▶ _What is expected_
Reproduce the entries shown below only from the line with "Convert this chart to D3.js code." down to the line with "var squeeze = 0.83;", keeping both end lines and copying each one exactly.

▶ _Records supplied_
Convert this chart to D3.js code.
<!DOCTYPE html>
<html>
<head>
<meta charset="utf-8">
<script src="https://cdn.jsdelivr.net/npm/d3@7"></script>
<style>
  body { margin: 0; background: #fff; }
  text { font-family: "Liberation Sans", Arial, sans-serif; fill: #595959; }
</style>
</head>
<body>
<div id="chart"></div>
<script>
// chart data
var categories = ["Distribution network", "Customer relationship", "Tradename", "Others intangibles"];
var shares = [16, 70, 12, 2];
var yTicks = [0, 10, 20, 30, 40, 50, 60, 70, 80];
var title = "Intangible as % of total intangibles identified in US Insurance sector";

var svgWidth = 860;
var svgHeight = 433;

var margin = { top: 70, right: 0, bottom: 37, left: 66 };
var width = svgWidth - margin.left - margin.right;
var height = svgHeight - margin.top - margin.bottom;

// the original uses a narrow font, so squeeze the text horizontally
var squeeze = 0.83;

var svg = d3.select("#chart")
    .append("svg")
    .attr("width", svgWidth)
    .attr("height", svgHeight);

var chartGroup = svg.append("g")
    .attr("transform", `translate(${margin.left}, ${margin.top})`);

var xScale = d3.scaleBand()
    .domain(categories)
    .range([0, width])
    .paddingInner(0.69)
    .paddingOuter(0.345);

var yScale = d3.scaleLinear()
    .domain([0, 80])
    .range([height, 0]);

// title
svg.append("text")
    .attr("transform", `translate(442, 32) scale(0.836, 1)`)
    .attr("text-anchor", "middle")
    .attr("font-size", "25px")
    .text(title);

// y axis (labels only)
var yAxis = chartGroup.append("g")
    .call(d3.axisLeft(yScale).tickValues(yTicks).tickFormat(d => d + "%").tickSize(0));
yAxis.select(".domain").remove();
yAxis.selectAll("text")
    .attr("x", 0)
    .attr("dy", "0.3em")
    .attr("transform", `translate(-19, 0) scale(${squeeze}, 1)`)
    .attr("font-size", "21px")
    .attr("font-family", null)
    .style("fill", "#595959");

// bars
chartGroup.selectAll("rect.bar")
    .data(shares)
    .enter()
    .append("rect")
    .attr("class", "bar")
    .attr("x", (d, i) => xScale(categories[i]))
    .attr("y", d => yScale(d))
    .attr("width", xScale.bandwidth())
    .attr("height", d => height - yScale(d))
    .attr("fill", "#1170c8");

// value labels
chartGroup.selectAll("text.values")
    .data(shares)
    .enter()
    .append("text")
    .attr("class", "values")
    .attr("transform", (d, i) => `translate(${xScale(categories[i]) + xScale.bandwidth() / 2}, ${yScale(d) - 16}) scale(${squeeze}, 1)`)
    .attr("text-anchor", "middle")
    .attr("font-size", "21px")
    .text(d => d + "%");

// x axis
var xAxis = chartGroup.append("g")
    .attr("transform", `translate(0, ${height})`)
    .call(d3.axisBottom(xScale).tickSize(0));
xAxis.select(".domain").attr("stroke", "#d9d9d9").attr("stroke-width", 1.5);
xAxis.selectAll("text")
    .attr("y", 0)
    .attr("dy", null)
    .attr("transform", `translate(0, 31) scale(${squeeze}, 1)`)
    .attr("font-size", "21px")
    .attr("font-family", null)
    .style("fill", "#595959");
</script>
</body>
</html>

---

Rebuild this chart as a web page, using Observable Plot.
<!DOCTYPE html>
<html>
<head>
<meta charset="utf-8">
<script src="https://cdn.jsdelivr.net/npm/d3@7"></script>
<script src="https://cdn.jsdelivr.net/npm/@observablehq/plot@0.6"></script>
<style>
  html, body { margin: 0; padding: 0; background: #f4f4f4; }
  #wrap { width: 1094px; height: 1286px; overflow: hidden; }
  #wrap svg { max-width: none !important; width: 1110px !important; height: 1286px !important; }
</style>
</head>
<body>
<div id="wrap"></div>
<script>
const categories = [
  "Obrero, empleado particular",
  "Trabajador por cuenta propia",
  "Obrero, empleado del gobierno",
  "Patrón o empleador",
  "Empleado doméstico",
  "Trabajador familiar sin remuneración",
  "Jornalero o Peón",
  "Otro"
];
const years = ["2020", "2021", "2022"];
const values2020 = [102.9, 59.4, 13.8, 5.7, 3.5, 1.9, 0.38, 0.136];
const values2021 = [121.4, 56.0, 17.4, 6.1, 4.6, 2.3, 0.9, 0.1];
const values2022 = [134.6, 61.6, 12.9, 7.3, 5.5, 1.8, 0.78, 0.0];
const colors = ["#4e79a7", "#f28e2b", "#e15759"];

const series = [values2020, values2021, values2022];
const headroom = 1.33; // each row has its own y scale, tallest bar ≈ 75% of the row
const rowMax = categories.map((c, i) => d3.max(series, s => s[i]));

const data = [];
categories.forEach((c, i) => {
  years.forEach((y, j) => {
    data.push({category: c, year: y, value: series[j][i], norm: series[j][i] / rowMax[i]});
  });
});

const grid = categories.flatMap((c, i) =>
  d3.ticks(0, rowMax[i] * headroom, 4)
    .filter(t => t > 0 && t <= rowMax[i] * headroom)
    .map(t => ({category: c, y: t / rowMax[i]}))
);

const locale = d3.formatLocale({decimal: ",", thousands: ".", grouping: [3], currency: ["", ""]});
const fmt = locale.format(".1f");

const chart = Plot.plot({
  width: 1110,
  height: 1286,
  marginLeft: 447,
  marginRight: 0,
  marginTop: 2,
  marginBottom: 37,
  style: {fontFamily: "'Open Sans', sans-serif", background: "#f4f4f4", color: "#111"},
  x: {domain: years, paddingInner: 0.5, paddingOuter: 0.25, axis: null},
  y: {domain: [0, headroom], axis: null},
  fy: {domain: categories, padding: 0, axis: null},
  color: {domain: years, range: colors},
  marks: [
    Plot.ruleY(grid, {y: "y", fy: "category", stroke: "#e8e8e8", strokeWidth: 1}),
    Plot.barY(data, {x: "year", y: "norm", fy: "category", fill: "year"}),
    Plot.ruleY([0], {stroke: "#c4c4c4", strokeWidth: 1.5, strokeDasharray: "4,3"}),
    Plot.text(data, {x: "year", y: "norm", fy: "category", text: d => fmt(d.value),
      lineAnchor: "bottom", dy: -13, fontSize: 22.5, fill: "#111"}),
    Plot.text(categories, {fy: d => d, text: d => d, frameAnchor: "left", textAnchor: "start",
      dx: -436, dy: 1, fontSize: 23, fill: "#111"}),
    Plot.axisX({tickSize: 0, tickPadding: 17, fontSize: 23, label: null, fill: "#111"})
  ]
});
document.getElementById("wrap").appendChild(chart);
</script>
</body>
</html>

▶ _Problem solution_
Convert this chart to D3.js code.
<!DOCTYPE html>
<html>
<head>
<meta charset="utf-8">
<script src="https://cdn.jsdelivr.net/npm/d3@7"></script>
<style>
  body { margin: 0; background: #fff; }
  text { font-family: "Liberation Sans", Arial, sans-serif; fill: #595959; }
</style>
</head>
<body>
<div id="chart"></div>
<script>
// chart data
var categories = ["Distribution network", "Customer relationship", "Tradename", "Others intangibles"];
var shares = [16, 70, 12, 2];
var yTicks = [0, 10, 20, 30, 40, 50, 60, 70, 80];
var title = "Intangible as % of total intangibles identified in US Insurance sector";

var svgWidth = 860;
var svgHeight = 433;

var margin = { top: 70, right: 0, bottom: 37, left: 66 };
var width = svgWidth - margin.left - margin.right;
var height = svgHeight - margin.top - margin.bottom;

// the original uses a narrow font, so squeeze the text horizontally
var squeeze = 0.83;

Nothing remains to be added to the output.